Protections also must be able to be considered from an intersectional lens, to reflect the compounding harm and impact of vilification when a person or group has more than one protected attributes: 

“Each person has a whole identity, which is made up of intersecting attributes. While race, religion and gender may be conceptually divisible, those three factors are not divisible for that person, but rather make up their whole. “ 

 FLS also argues that anti-vilification laws must consider the context (social, historical and political) and power dynamics (status and position of the speaker) should be included in the legal test for vilification: 

“Recognising the historical context and resulting power dynamics that feed vilification is therefore important when addressing vilification… It is vital that anti-vilification legislation reflects these factors and is directed to addressing the systemic nature of disadvantage to protect marginalised groups.” 

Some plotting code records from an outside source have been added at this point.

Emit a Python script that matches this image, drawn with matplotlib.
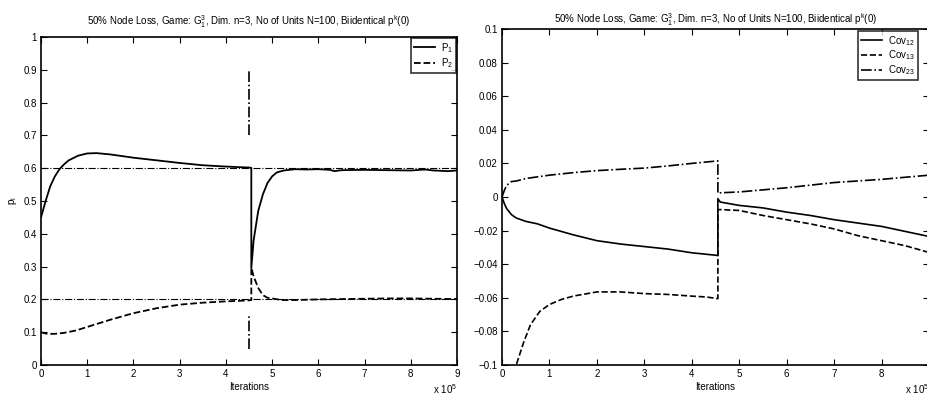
import matplotlib
matplotlib.use("Agg")
import matplotlib.pyplot as plt

plt.rcParams['font.family'] = ['Liberation Sans', 'DejaVu Sans']
plt.rcParams['mathtext.fontset'] = 'custom'
plt.rcParams['mathtext.rm'] = 'Liberation Sans'
plt.rcParams['mathtext.it'] = 'Liberation Sans'

# iterations in units of 1e5
p1_x = [0, 0.1, 0.2, 0.3, 0.4, 0.5, 0.6, 0.8, 1.0, 1.2, 1.5, 2.0, 2.5, 3.0, 3.5, 4.0, 4.5, 4.55,
        4.55, 4.6, 4.7, 4.8, 4.9, 5.0, 5.1, 5.25, 5.5, 5.75, 6.0, 6.25, 6.35, 6.5, 7.0, 7.5, 8.0,
        8.3, 8.5, 8.8, 9.0]
p1_y = [0.45, 0.50, 0.545, 0.575, 0.597, 0.612, 0.624, 0.638, 0.645, 0.646, 0.642, 0.632, 0.624,
        0.616, 0.609, 0.605, 0.602, 0.601,
        0.296, 0.38, 0.47, 0.52, 0.555, 0.575, 0.587, 0.593, 0.597, 0.596, 0.597, 0.595, 0.591,
        0.594, 0.595, 0.594, 0.593, 0.596, 0.593, 0.591, 0.593]

p2_x = [0, 0.1, 0.2, 0.3, 0.5, 0.75, 1.0, 1.5, 2.0, 2.5, 3.0, 3.5, 4.0, 4.5, 4.55,
        4.55, 4.6, 4.7, 4.8, 4.9, 5.0, 5.2, 5.5, 6.0, 6.5, 7.0, 7.5, 8.0, 8.5, 9.0]
p2_y = [0.1, 0.096, 0.095, 0.095, 0.098, 0.105, 0.116, 0.138, 0.158, 0.173, 0.184, 0.19, 0.194,
        0.197, 0.198,
        0.297, 0.27, 0.235, 0.213, 0.205, 0.203, 0.198, 0.198, 0.200, 0.201, 0.202, 0.203, 0.203,
        0.202, 0.201]

# target levels and event markers
target_levels = [0.6, 0.2]
event_x = 4.5
event_spans = [(0.7, 0.9), (0.05, 0.15)]

cov12_x = [0, 0.05, 0.1, 0.2, 0.3, 0.5, 0.75, 1, 1.5, 2, 2.5, 3, 3.5, 4, 4.55,
           4.55, 4.6, 5, 5.5, 6, 6.5, 7, 7.5, 8, 8.5, 9]
cov12_y = [0, -0.004, -0.007, -0.0105, -0.0125, -0.0145, -0.016, -0.0185, -0.0225, -0.026,
           -0.028, -0.0295, -0.031, -0.0332, -0.0348,
           -0.001, -0.003, -0.005, -0.0065, -0.009, -0.011, -0.0135, -0.0155, -0.0175, -0.0205,
           -0.0235]

cov13_x = [0, 0.15, 0.3, 0.45, 0.6, 0.8, 1, 1.25, 1.5, 2, 2.5, 3, 3.5, 4, 4.3, 4.55,
           4.55, 4.6, 5, 5.5, 6, 6.5, 7, 7.5, 8, 8.5, 9]
cov13_y = [-0.135, -0.115, -0.1, -0.087, -0.076, -0.068, -0.064, -0.061, -0.059, -0.0565,
           -0.0565, -0.0575, -0.058, -0.059, -0.0595, -0.0605,
           -0.0075, -0.0075, -0.008, -0.011, -0.0135, -0.016, -0.019, -0.023, -0.026, -0.029,
           -0.033]

cov23_x = [0, 0.05, 0.1, 0.2, 0.3, 0.5, 1, 1.5, 2, 2.5, 3, 3.5, 4, 4.55,
           4.55, 4.6, 5, 6, 7, 8, 9]
cov23_y = [0, 0.004, 0.007, 0.0092, 0.0095, 0.011, 0.013, 0.0145, 0.0157, 0.0165, 0.0172,
           0.0185, 0.020, 0.0215,
           0.0022, 0.0025, 0.003, 0.0055, 0.0086, 0.0105, 0.013]

title = "50% Node Loss, Game: G$_1^3$, Dim. n=3, No of Units N=100, Biidentical p$^k$(0)"

W, H = 928, 397
fig = plt.figure(figsize=(W / 100, H / 100), dpi=100)
ax1 = fig.add_axes([41 / W, (H - 365) / H, 416 / W, 328 / H])
ax2 = fig.add_axes([502 / W, (H - 365) / H, 427 / W, 336 / H])


def style(ax, h):
    ax.tick_params(direction='in', top=True, right=True, labelsize=7, length=4, width=0.8, pad=3)
    for s in ax.spines.values():
        s.set_linewidth(1.2)
    ax.set_xlim(0, 9)
    ax.set_xticks(range(10))
    ax.set_xlabel("Iterations", fontsize=7, labelpad=2)
    # exponent note under the right end, baseline about 29 px below the axis
    ax.text(1.0, -29 / h, "x 10$^5$", transform=ax.transAxes, fontsize=7, ha='right', va='baseline')


# left: strategy probabilities
for lv in target_levels:
    ax1.axhline(lv, color='black', linestyle='-.', linewidth=0.8)
for lo, hi in event_spans:
    ax1.plot([event_x, event_x], [lo, hi], color='black', linestyle='-.', linewidth=1.2)
ax1.plot(p1_x, p1_y, color='black', linewidth=1.3, label='P$_1$')
ax1.plot(p2_x, p2_y, color='black', linewidth=1.3, linestyle='--', label='P$_2$')
ax1.set_ylim(0, 1)
ax1.set_yticks([i / 10 for i in range(11)])
ax1.set_yticklabels(['0', '0.1', '0.2', '0.3', '0.4', '0.5', '0.6', '0.7', '0.8', '0.9', '1'])
ax1.set_ylabel("p$_i$", fontsize=7, labelpad=3)
ax1.set_title(title, fontsize=7, pad=9)
style(ax1, 328)
leg1 = ax1.legend(loc='upper right', fontsize=7, frameon=True, fancybox=False, handlelength=2.2,
                  borderaxespad=0.1, borderpad=0.3, labelspacing=0.2, handletextpad=0.6)
leg1.get_frame().set_edgecolor('black')
leg1.get_frame().set_linewidth(1.2)

# right: covariances
ax2.plot(cov12_x, cov12_y, color='black', linewidth=1.2, label='Cov$_{12}$')
ax2.plot(cov13_x, cov13_y, color='black', linewidth=1.2, linestyle='--', label='Cov$_{13}$')
ax2.plot(cov23_x, cov23_y, color='black', linewidth=1.2, linestyle='-.', label='Cov$_{23}$')
ax2.set_ylim(-0.1, 0.1)
ax2.set_yticks([-0.1, -0.08, -0.06, -0.04, -0.02, 0, 0.02, 0.04, 0.06, 0.08, 0.1])
ax2.set_yticklabels(['\u22120.1', '\u22120.08', '\u22120.06', '\u22120.04', '\u22120.02', '0',
                     '0.02', '0.04', '0.06', '0.08', '0.1'])
ax2.set_title(title, fontsize=7, pad=4)
style(ax2, 336)
leg2 = ax2.legend(loc='upper right', fontsize=7, frameon=True, fancybox=False, handlelength=2.2,
                  borderaxespad=0.2, borderpad=0.3, labelspacing=0.1, handletextpad=0.6,
                  bbox_to_anchor=(0.978, 1.0))
leg2.get_frame().set_edgecolor('black')
leg2.get_frame().set_linewidth(1.2)

fig.savefig("out.png", dpi=100)
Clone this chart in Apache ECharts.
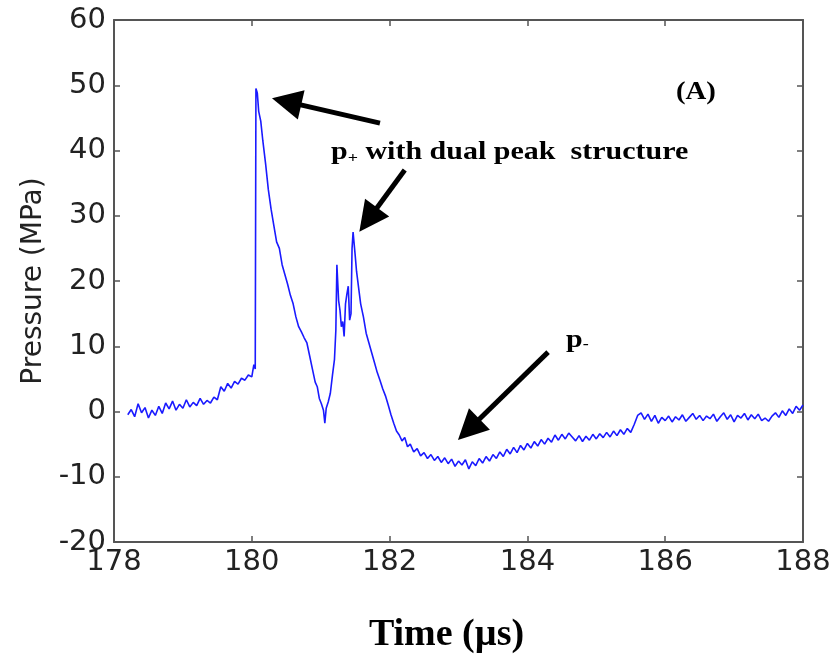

Critically, in our submission we recommend that “Resourcing should be provided to Community Legal Centres and other legal services to assist communities targeted by vilification and effectively utilise the protections.” Currently, anti-vilification laws are rarely used to protect the community from hate speech . Community Legal Centres have an important role in making the protections accessible to communities, because of our deep connections to our communities, we are embedded in communities at a grassroots level and we have close relationships with community service partners. 

FLS welcomes the opportunity to provide further input into Stage 2 and 3 of the consultation process.